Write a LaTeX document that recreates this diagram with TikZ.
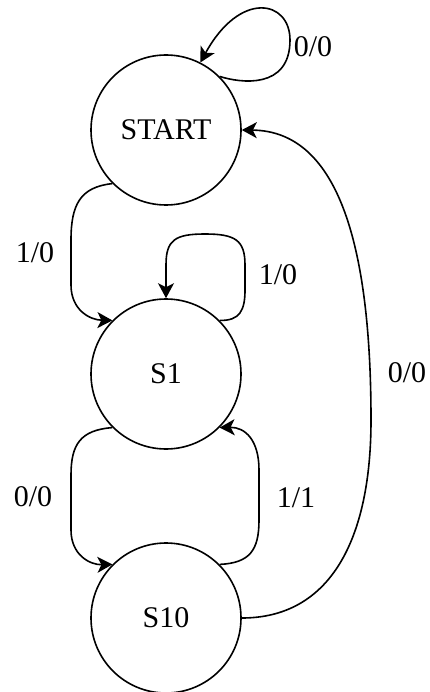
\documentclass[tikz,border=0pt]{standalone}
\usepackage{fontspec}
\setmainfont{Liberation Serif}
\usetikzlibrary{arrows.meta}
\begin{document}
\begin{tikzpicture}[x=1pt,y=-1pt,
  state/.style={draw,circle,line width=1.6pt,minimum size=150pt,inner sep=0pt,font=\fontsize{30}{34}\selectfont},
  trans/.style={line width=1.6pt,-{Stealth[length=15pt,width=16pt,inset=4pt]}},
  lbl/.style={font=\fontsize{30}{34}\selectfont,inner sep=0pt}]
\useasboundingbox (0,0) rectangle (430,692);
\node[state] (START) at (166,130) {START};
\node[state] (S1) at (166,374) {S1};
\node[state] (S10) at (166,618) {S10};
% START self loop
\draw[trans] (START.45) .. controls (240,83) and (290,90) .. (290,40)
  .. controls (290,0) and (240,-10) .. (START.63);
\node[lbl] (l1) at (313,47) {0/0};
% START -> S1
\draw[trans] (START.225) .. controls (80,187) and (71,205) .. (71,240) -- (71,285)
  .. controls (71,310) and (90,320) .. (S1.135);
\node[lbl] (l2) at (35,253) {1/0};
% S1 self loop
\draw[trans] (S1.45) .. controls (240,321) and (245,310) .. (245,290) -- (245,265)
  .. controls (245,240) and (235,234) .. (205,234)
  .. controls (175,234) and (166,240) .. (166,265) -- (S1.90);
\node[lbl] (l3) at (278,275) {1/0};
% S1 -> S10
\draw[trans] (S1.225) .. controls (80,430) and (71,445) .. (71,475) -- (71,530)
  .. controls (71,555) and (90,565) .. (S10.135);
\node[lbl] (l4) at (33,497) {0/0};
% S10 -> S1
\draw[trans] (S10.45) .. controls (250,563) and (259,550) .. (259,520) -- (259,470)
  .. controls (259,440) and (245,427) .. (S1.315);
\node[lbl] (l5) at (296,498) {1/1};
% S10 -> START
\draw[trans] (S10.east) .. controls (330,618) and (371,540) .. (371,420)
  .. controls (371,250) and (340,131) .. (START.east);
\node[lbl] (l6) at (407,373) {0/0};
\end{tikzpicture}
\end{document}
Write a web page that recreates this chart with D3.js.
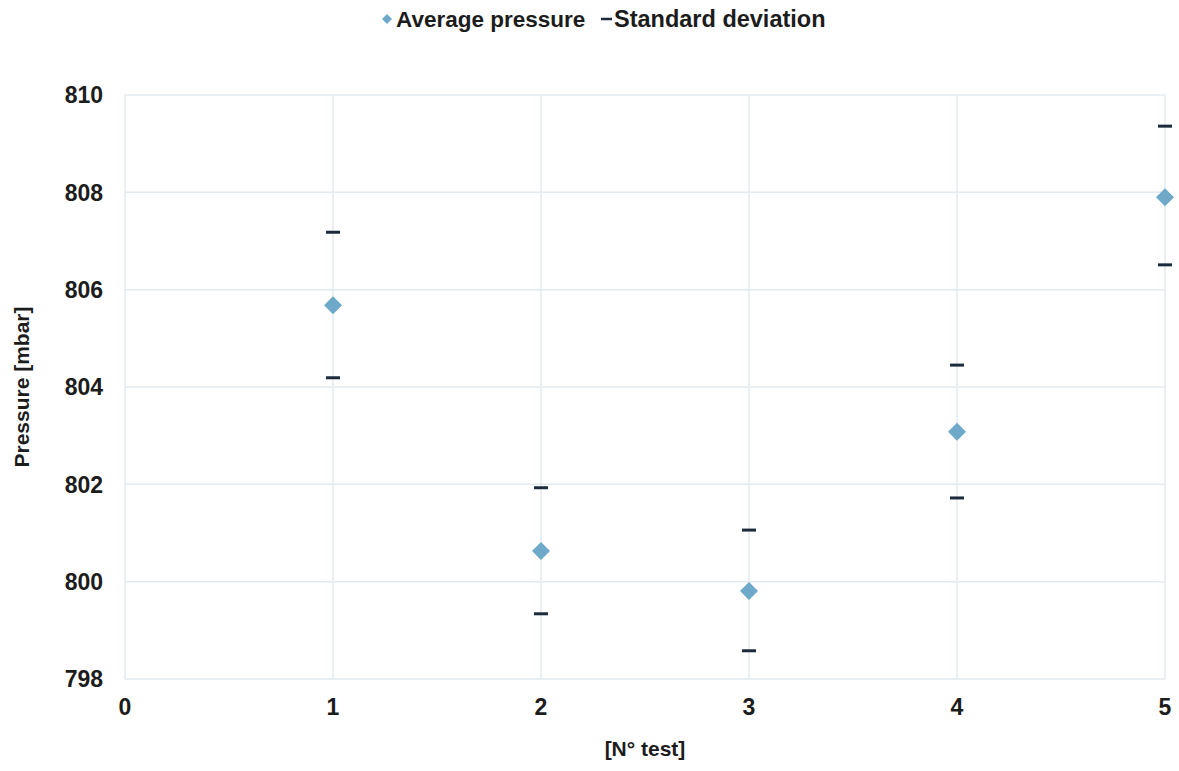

## Directive
Copy out every line from the material above in which the word "recreates" appears.

## Response
Write a LaTeX document that recreates this diagram with TikZ.
Write a web page that recreates this chart with D3.js.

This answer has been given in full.